● **WORK TO BE COMPLETED**: Assemble all lines in which the string "this" appears.
::: DATA SUPPLIED :::
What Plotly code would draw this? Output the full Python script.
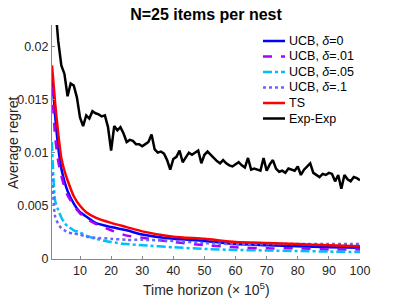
import plotly.graph_objects as go

# Smooth curves sampled at these horizons (x 10^5)
x_s = [1, 2, 3, 4, 5, 6, 8, 10, 12, 15, 20, 25, 30, 40, 50, 60, 70, 80, 90, 100]
ucb0 = [0.0172, 0.0135, 0.0105, 0.0085, 0.0073, 0.0064, 0.0052, 0.0044, 0.0040, 0.0034,
        0.0030, 0.0027, 0.0023, 0.0019, 0.0017, 0.0014, 0.0013, 0.0012, 0.0011, 0.00105]
ucb01 = [0.0162, 0.0115, 0.0092, 0.0078, 0.0068, 0.0060, 0.0050, 0.0043, 0.0038, 0.0033,
         0.0027, 0.0022, 0.0020, 0.0016, 0.0013, 0.0011, 0.0010, 0.0010, 0.0009, 0.0009]
ucb05 = [0.0110, 0.0055, 0.0046, 0.0039, 0.0034, 0.0031, 0.0027, 0.0025, 0.0022, 0.0019,
         0.0016, 0.0014, 0.0013, 0.0011, 0.00095, 0.00085, 0.0008, 0.00075, 0.0007, 0.00065]
ucb1 = [0.0081, 0.0040, 0.0033, 0.0029, 0.0027, 0.0025, 0.0024, 0.0023, 0.0021, 0.0020,
        0.0019, 0.0018, 0.0018, 0.0017, 0.0015, 0.0014, 0.0014, 0.0014, 0.0014, 0.0014]
ts = [0.0182, 0.0147, 0.0118, 0.0095, 0.0083, 0.0074, 0.0059, 0.0050, 0.0044, 0.0039,
      0.0034, 0.0030, 0.0026, 0.0021, 0.0019, 0.0016, 0.0015, 0.0014, 0.0013, 0.0012]

x_e = list(range(1, 101))
expexp = [0.0300, 0.0240, 0.0205, 0.0182, 0.0174, 0.0153, 0.0165, 0.0163, 0.0152, 0.0133,
          0.0125, 0.0135, 0.0132, 0.0139, 0.0137, 0.0136, 0.0134, 0.0135, 0.0124, 0.0102,
          0.0125, 0.0121, 0.0124, 0.0118, 0.0110, 0.0112, 0.0111, 0.0108, 0.0108, 0.0106,
          0.0108, 0.0110, 0.0117, 0.0103, 0.0100, 0.0101, 0.0099, 0.0093, 0.0084, 0.0094,
          0.0096, 0.0102, 0.0091, 0.0095, 0.0100, 0.0098, 0.0100, 0.0102, 0.0090, 0.0098,
          0.0101, 0.0098, 0.0094, 0.0092, 0.0090, 0.0093, 0.0090, 0.0088, 0.0087, 0.0089,
          0.0091, 0.0088, 0.0086, 0.0095, 0.0084, 0.0085, 0.0084, 0.0083, 0.0095, 0.0083,
          0.0089, 0.0093, 0.0085, 0.0082, 0.0083, 0.0081, 0.0085, 0.0084, 0.0083, 0.0087,
          0.0079, 0.0084, 0.0087, 0.0090, 0.0081, 0.0079, 0.0077, 0.0080, 0.0079, 0.0081,
          0.0080, 0.0073, 0.0079, 0.0066, 0.0079, 0.0075, 0.0073, 0.0077, 0.0076, 0.0074]

x_ticks = [10, 20, 30, 40, 50, 60, 70, 80, 90, 100]
y_ticks = [0, 0.005, 0.01, 0.015, 0.02]
y_tick_labels = ["0", "0.005", "0.01", "0.015", "0.02"]

names = ["UCB, <i>δ</i>=0", "UCB, <i>δ</i>=.01", "UCB, <i>δ</i>=.05", "UCB, <i>δ</i>=.1", "TS", "Exp-Exp"]
colors = ["#0000FF", "#AA00FF", "#00BFFF", "#6666FF", "#FF0000", "#000000"]
dashes = ["solid", "dash", "dashdot", "dot", "solid", "solid"]

OFF = 8  # page body margin
W, H = 399 - OFF, 299 - OFF
L, R, T, B = 52 - OFF, 39, 25 - OFF, 40

fig = go.Figure()
for name, ys, col, dash in zip(names[:5], [ucb0, ucb01, ucb05, ucb1, ts], colors, dashes):
    fig.add_trace(go.Scatter(x=x_s, y=ys, mode="lines", name=name, showlegend=False,
                             line=dict(color=col, width=2.5, dash=dash, shape="spline", smoothing=0.6)))
fig.add_trace(go.Scatter(x=x_e, y=expexp, mode="lines", name=names[5], showlegend=False,
                         line=dict(color=colors[5], width=2.5)))

pw, ph = W - L - R, H - T - B
def px_x(px):  # page pixel -> paper fraction
    return (px - OFF - L) / pw
def px_y(py):
    return 1 - (py - OFF - T) / ph

shapes = []
annotations = []
row0, rowgap = 41, 15.5
for i, (name, col, dash) in enumerate(zip(names, colors, dashes)):
    yy = px_y(row0 + i * rowgap)
    shapes.append(dict(type="line", xref="paper", yref="paper",
                       x0=px_x(263), x1=px_x(285), y0=yy, y1=yy,
                       line=dict(color=col, width=2.5, dash=dash)))
    annotations.append(dict(xref="paper", yref="paper", x=px_x(287), y=yy,
                            xanchor="left", yanchor="middle", text=name, showarrow=False,
                            font=dict(size=12.5, color="#000000")))

annotations.append(dict(xref="paper", yref="paper", x=px_x(206), y=px_y(289),
                        xanchor="center", yanchor="middle", showarrow=False,
                        text="Time horizon (× 10<sup>5</sup>)",
                        font=dict(size=14, color="#262626")))
annotations.append(dict(xref="paper", yref="paper", x=px_x(13), y=px_y(143),
                        xanchor="center", yanchor="middle", showarrow=False, textangle=-90,
                        text="Average regret", font=dict(size=14, color="#262626")))

fig.update_layout(
    width=W, height=H,
    margin=dict(l=L, r=R, t=T, b=B),
    plot_bgcolor="white", paper_bgcolor="white",
    font=dict(family="Liberation Sans, Arial, sans-serif", size=12, color="#262626"),
    title=dict(text="<b>N=25 items per nest</b>", x=(206 - OFF) / W, xanchor="center",
               y=1 - (14 - OFF) / H, yanchor="middle", font=dict(size=16, color="#000000")),
    showlegend=False,
    shapes=shapes,
    annotations=annotations,
    xaxis=dict(range=[1, 100], tickvals=x_ticks, ticks="inside", ticklen=3, automargin=False,
               showline=True, linecolor="#888888", linewidth=1, showgrid=False, zeroline=False,
               tickcolor="#888888", tickfont=dict(size=12.5, color="#262626")),
    yaxis=dict(range=[0, 0.022], tickvals=y_ticks, ticktext=y_tick_labels, ticks="inside",
               ticklen=3, automargin=False, showline=True, linecolor="#888888", linewidth=1,
               showgrid=False, zeroline=False, tickcolor="#888888",
               tickfont=dict(size=12.5, color="#262626")),
)
fig.write_html("out.html")
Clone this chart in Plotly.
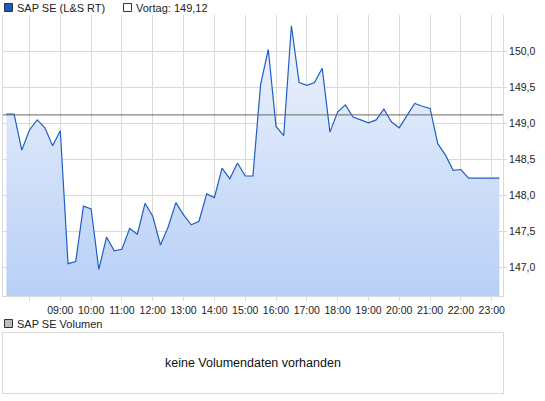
import plotly.graph_objects as go

# ---- data ----
times = ["07:15", "07:30", "07:45", "08:00", "08:15", "08:30", "08:45",
         "09:00", "09:15", "09:30", "09:45", "10:00", "10:15", "10:30", "10:45",
         "11:00", "11:15", "11:30", "11:45", "12:00", "12:15", "12:30", "12:45",
         "13:00", "13:15", "13:30", "13:45", "14:00", "14:15", "14:30", "14:45",
         "15:00", "15:15", "15:30", "15:45", "16:00", "16:15", "16:30", "16:45",
         "17:00", "17:15", "17:30", "17:45", "18:00", "18:15", "18:30", "18:45",
         "19:00", "19:15", "19:30", "19:45", "20:00", "20:15", "20:30", "20:45",
         "21:00", "21:15", "21:30", "21:45", "22:00", "22:15", "22:30", "22:45",
         "23:00", "23:15"]
prices = [149.13, 149.13, 148.63, 148.91, 149.05, 148.94, 148.69,
          148.90, 147.05, 147.08, 147.85, 147.81, 146.97, 147.42, 147.23,
          147.25, 147.54, 147.46, 147.89, 147.71, 147.31, 147.56, 147.90,
          147.73, 147.59, 147.64, 148.02, 147.97, 148.38, 148.23, 148.45,
          148.27, 148.27, 149.54, 150.03, 148.96, 148.83, 150.36, 149.57,
          149.53, 149.57, 149.77, 148.88, 149.16, 149.26, 149.09, 149.05,
          149.01, 149.05, 149.20, 149.02, 148.94, 149.11, 149.28, 149.24,
          149.21, 148.72, 148.56, 148.35, 148.36, 148.24, 148.24, 148.24,
          148.24, 148.24]
vortag = 149.12
y_ticks = [147.0, 147.5, 148.0, 148.5, 149.0, 149.5, 150.0]
x_ticks = ["08:00", "09:00", "10:00", "11:00", "12:00", "13:00", "14:00", "15:00",
           "16:00", "17:00", "18:00", "19:00", "20:00", "21:00", "22:00", "23:00"]
x_tick_labels = [""] + x_ticks[1:]
series_name = "SAP SE (L&S RT)"
vortag_label = "Vortag: 149,12"
volume_name = "SAP SE Volumen"
volume_text = "keine Volumendaten vorhanden"

day = "2024-01-01 "
xs = [day + t for t in times]

FONT = "Liberation Sans, Arial, sans-serif"
GRID = "#dadada"
LINE = "#1f5fc4"

fig = go.Figure()
fig.add_trace(go.Scatter(
    x=xs, y=prices, mode="lines",
    line=dict(color=LINE, width=1.2),
    fill="tozeroy",
    fillgradient=dict(type="vertical",
                      colorscale=[[0, "#b8cff6"], [1, "#f0f5fd"]],
                      start=146.6, stop=150.5),
    hoverinfo="skip", showlegend=False,
    xaxis="x", yaxis="y",
))

# empty volume panel axes
fig.add_trace(go.Scatter(x=[0], y=[0], mode="markers", marker=dict(opacity=0),
                         showlegend=False, hoverinfo="skip", xaxis="x2", yaxis="y2"))

fig.update_layout(
    width=545, height=401,
    margin=dict(l=3, r=42, t=15, b=8),
    paper_bgcolor="white", plot_bgcolor="white",
    separators=",.",
    font=dict(family=FONT, size=10.5, color="#222"),
    xaxis=dict(
        type="date", domain=[0, 1],
        range=[day + "07:08:24", day + "23:22:00"],
        tickvals=[day + t for t in x_ticks], ticktext=x_tick_labels,
        showgrid=True, gridcolor=GRID, gridwidth=1,
        showline=True, linecolor=GRID, linewidth=1,
        ticks="outside", ticklen=4, tickcolor=GRID,
        zeroline=False, anchor="y", automargin=False,
        tickfont=dict(size=10.5, color="#222"),
    ),
    yaxis=dict(
        domain=[0.2566, 1], side="right",
        range=[146.60, 150.51],
        tickvals=y_ticks, tickformat=".1f",
        showgrid=True, gridcolor=GRID, gridwidth=1,
        showline=True, mirror=True, linecolor=GRID, linewidth=1,
        ticks="outside", ticklen=3, tickcolor=GRID,
        zeroline=False, anchor="x", automargin=False,
        tickfont=dict(size=10.5, color="#222"),
    ),
    xaxis2=dict(domain=[0, 1], anchor="y2", showgrid=False, zeroline=False,
                showticklabels=False, ticks="", showline=True, mirror=True,
                linecolor=GRID, linewidth=1, range=[0, 1]),
    yaxis2=dict(domain=[0, 0.1587], anchor="x2", showgrid=False, zeroline=False,
                showticklabels=False, ticks="", showline=True, mirror=True,
                linecolor=GRID, linewidth=1, range=[0, 1]),
)

# Vortag reference line
fig.add_shape(type="line", xref="paper", yref="y", x0=0, x1=1, y0=vortag, y1=vortag,
              line=dict(color="#666666", width=1))

# legend-like header
def px_y(py):
    return (393 - py) / 378.0

def px_x(px):
    return (px - 3) / 500.0

fig.add_shape(type="rect", xref="paper", yref="paper",
              x0=px_x(4.5), x1=px_x(12.5), y0=px_y(11.5), y1=px_y(3.5),
              fillcolor="#1a5cc6", line=dict(color="#333", width=1))
fig.add_annotation(xref="paper", yref="paper", x=px_x(15), y=px_y(7.5),
                   text=series_name, showarrow=False, xanchor="left", yanchor="middle",
                   font=dict(size=11, color="#222"))
fig.add_shape(type="rect", xref="paper", yref="paper",
              x0=px_x(123.5), x1=px_x(131.5), y0=px_y(11.5), y1=px_y(3.5),
              fillcolor="white", line=dict(color="#333", width=1))
fig.add_annotation(xref="paper", yref="paper", x=px_x(134), y=px_y(7.5),
                   text=vortag_label, showarrow=False, xanchor="left", yanchor="middle",
                   font=dict(size=11, color="#222"))

fig.add_shape(type="rect", xref="paper", yref="paper",
              x0=px_x(4.5), x1=px_x(12.5), y0=px_y(327.5), y1=px_y(319.5),
              fillcolor="#bdbdbd", line=dict(color="#333", width=1))
fig.add_annotation(xref="paper", yref="paper", x=px_x(15), y=px_y(323.5),
                   text=volume_name, showarrow=False, xanchor="left", yanchor="middle",
                   font=dict(size=11, color="#222"))

fig.add_annotation(xref="paper", yref="paper", x=0.5, y=0.0794,
                   text=volume_text, showarrow=False, xanchor="center", yanchor="middle",
                   font=dict(size=12.5, color="#111"))

fig.write_html(
    "out.html",
    config={"displayModeBar": False},
    post_script="document.body.style.margin='0';document.body.style.padding='0';",
)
:::
● **RESULT OF THE TASK**:
What Plotly code would draw this? Output the full Python script.
Clone this chart in Plotly.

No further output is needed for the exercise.